Student Review: Combat Rifle / Contact Drills (CRCD) June 21 – 22: Lowdown3

Update on MVT Shield Production
July 10, 2014
Student Review: Combined CRCD / Combat Patrol 29 Jun – 3 Jul: Wattage
July 11, 2014
CRCD Review
June 20, 2014
Having done the three classes on Friday (TC3/RMP + NODF), I admittedly was a little tired beginning the Saturday class of CRCD.  We met in the parking lot at O dark thirty and Max began to shuttle us up to the training area. (Max: This was the first NODF class, which overran more than planned and we all got to bed a little late – we fixed that on the next class).
I brought almost two times the ammo requirement listed in the course description to include approx 800 rounds in an ammo can and about 30 mags loaded. Not knowing how much time we would have been drills, I brought a couple of shoulder bags with 5 extra mags each in them as well as PC with 6 mags and chest rig with 5 mags. In retrospect I should have simply lugged the ammo can up there as there was time to load mags between drills. Lesson from this- bring everything you need for the whole day with you on the shuttle out each morning. Thankfully I had food, a fleece beanie, water, etc. in my gear.
Max will show several drills on the whiteboard first. Pay attention to this part of the training.  This isn’t the time to daydream, load mags or otherwise space out.
We began with reaction to fire drills, very similar to the old “Dash” drills some of us may remember from the long long ago, updated and greatly improved in my opinion. I had to overcome the urge to shoot at the closer range targets while on the move. Take your shots, haul butt to cover, down, observe, sights, fire.
(Max: Note, CRCD has gone to a full 3 days after September 1st, with RMP subsumed into that first day. Details posted HERE).
This was only the beginning and soon we were moving as part of a buddy team and by later part of the day moving as part of a four man brick.
Max and Aaron kept an eagle out for safety and the drills were run no faster than the particular buddy team could handle it. I was impressed with their tact and willingness to get some through the course.
To be honest, there was a few there that should not have made this course their first foray into professional training. They could have definitely benefited from the Combat Rifle Manipulation (CRM) class first or a few other tactical rifle type classes and some home practice. Max and Aaron did their best to bring these folks along, slowing down drills for them as need be, etc. Max: See above re: 3 day CRCD! However, despite the 3 day CRCD, CRM is recommended depending on your skill level. The 3 day CRCD is designed simply to get everyone to a better level and improve everyone’s training experience. If you need more depth to your training, look to CRM first. Take an honest look and book accordingly. 

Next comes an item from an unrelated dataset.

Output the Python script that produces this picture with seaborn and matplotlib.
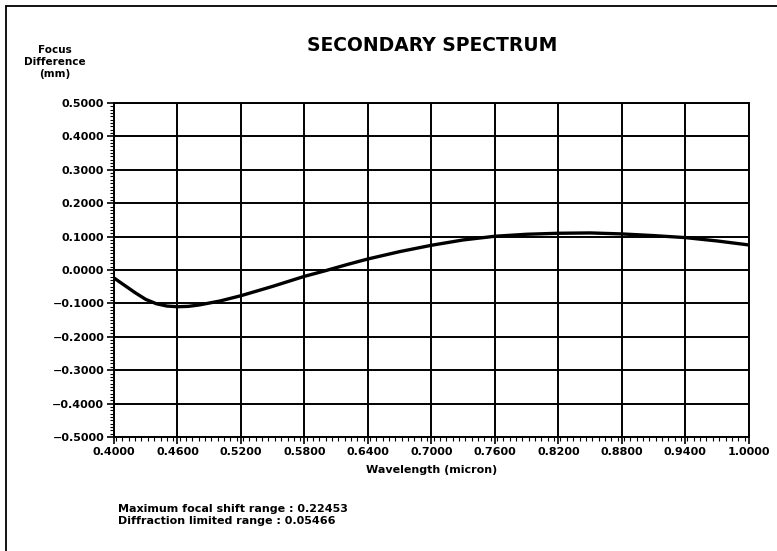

The moral of the story however is your going to get the most out of this class if you come prepared for it. That means going to CRM first, then spend some time working your manipulations on your home range, etc. Only through a lot of repetition will these manipulations become second nature. Also, be aware that standing or sitting at a bench at the local range with plenty of time to waste in changing a magazine is not the same as changing a magazine under stress while trying to keep a constant tempo of fire downrange. The stress factor is certainly higher during the latter. Simple exercises like shooting 2 rounds at a 50 or 100 yard target, then running down to the target (with gear and rifle), touch the target then run back and shoot again, will help you get in the correct mindset for these. Loading 2 rounds only in each magazine during this drill will help you work basic weapons manipulations under stress also. Your heart will be pumping, your hands will fumble and you’ll realize really quickly if you need more time working reps of weapons handling and/or PT issues. I digress…
Day 2 ramped up the skills and tactics considerably. Only 1 drill that I remember was done individually. After that all drills were done in buddy teams or fire teams. The final exercise was a blast and I certainly won’t give it away. Our team completed the first assault well, then fell in as the support for the second assault. One guy’s rifle went down catastrophically and then all three of the rest of ours went dry at the same time. We all scrambled to get the guns up and running again at the same time. There was a chorus of expletives as the three of us realized the irony of all three of us going down at the same time while acting as support! What seemed like a minute was mere seconds but these were an eternity given what was going on.
We filed back to the pavilion for AARs on the final assault as well as the class in general. This wasn’t my first or even fourth exposure to this sort of material, however it was presented better by Max and Aaron than most of the others I’ve trained it with before.
My advice- come to CRD with your weapons handling and safety up to par, with your brain switched on, don’t do “random stuff”, drink plenty of water, eat a good breakfast, get plenty of sleep, keep an open mind. The PT part  wasn’t bad at all. We have no hills down our way, so the hills and altitude were different, but the work isn’t that strenuous and there are plenty of breaks. Regular physical activity more than “12 ounce curls” should be a part of any serious survivalist’s actions anyways.
Finally- Don’t let your pride get crushed if you receive a correction. Learn from it, that’s how you get better. If you never push yourself, you’ll never grow.